I was at the curriculum night for the jr high last week and one of the teachers was asked if there was a list of "recommended" books that didn't have any vampires. I was very pleased with the teacher's response, which was along the line of what's important is that the student is reading. That you can recommend until you are blue in the face but if the subject matter has no attraction for the student then it won't matter. And what they aim to do is make readers out of children. I trust that my kids -at this age - can tell fantasy from reality. And while I have one kid who will read just about anything including the cereal box, I have another who is more discriminating. For me, finding something she is excited to read is key.  A good deal of the time it is non-fiction.

The thing is, nearly every book out there has a legitimate gripe about it. We can start banning and then we will have nothing to discuss.

Or we can appreciate the freedom of choice and read, learn, and open our minds. Maybe we can make an educated judgment. And maybe, just maybe, we'll be better people for it.


  1. Bravo, Donna. That's a really good, reasoned, measured post. How can anybody make a reasonable and informed judgement from a position of ignorance?

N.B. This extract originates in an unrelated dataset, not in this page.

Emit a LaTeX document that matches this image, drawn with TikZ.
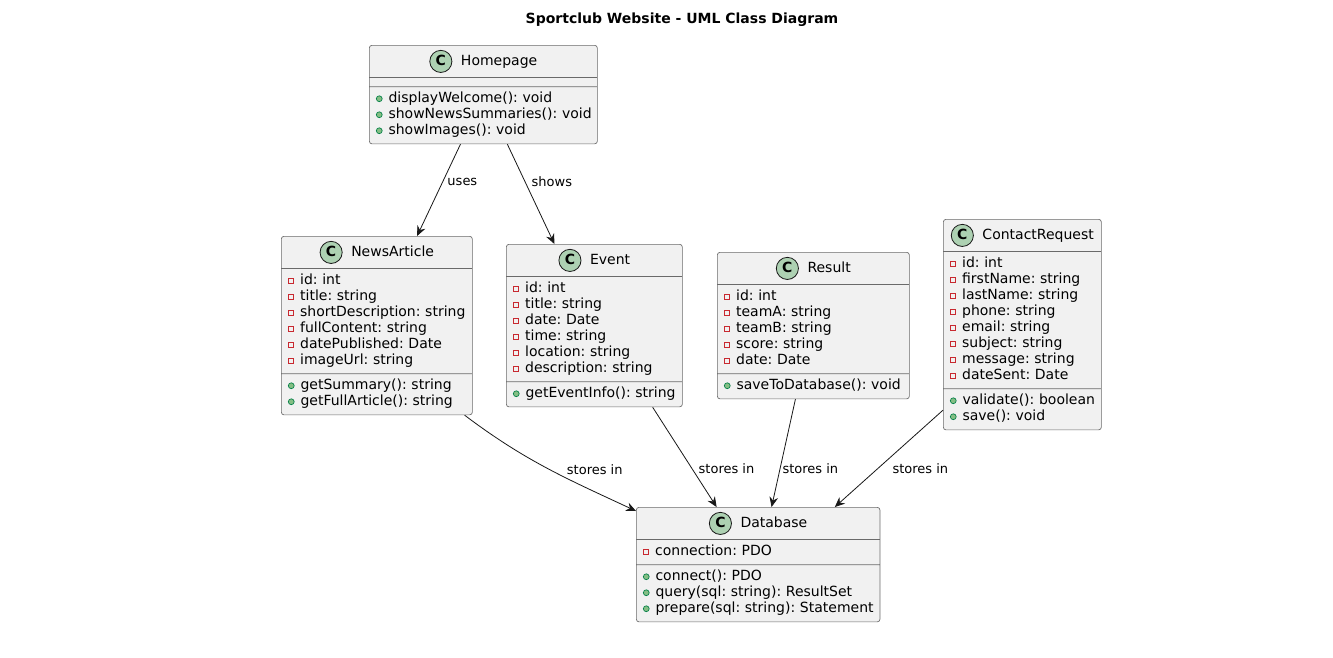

    Let's hope that people who are full of prejudice will read this, think about it and then maybe start to see things in a different way.

  2. Fabulous post Donna! I had no idea that To Kill A Mockingbird was on the list! I'm a baffled. It was one of my high school assignments!

  3. Well, the "list" is just the most requested titles. Apparently lots of people take issue with the language in TKAM.

    And a staggering number of requests are for young adult literature.

  4. Another Bravo here, Donna. I've even heard comments that girls should be discouraged from reading Anne of Green Gables because Anne isn't a "strong enough" (read feminist enough)heroine. Does that mean the whole history of literature should be wiped out because those authors wrote from the viewpoint of their own time? I agree that censorship is about fear and ignorance. Discuss it, don't dismiss it.

  5. Anne:

    Worked hard and put school first
    Used her imagination and thought for herself
    Never considered marriage a "career plan"
    Furthered her education, worked as a teacher, and then went on to university
    Never settled for "good enough" but went for "wonderful" in Gilbert
    Went on to raise wonderful children.

    Not feminist enough? Gosh, for the time period, she was nearly revolutionary. I consider Anne a wonderful role model for my girls. Strong, ambitious, imaginative, compassionate. Hmph I say!

  6. Anne of Green Gables not feminist enough! You've got to be kidding!

    I grew up in the 60's AOGG was such a different role model then the majority of female role models in literature.

    I love your blog, Donna. You might want to consider writing as a career choice. ;-) Your comments are articulate and well thought out. Thanks for putting this topic forward.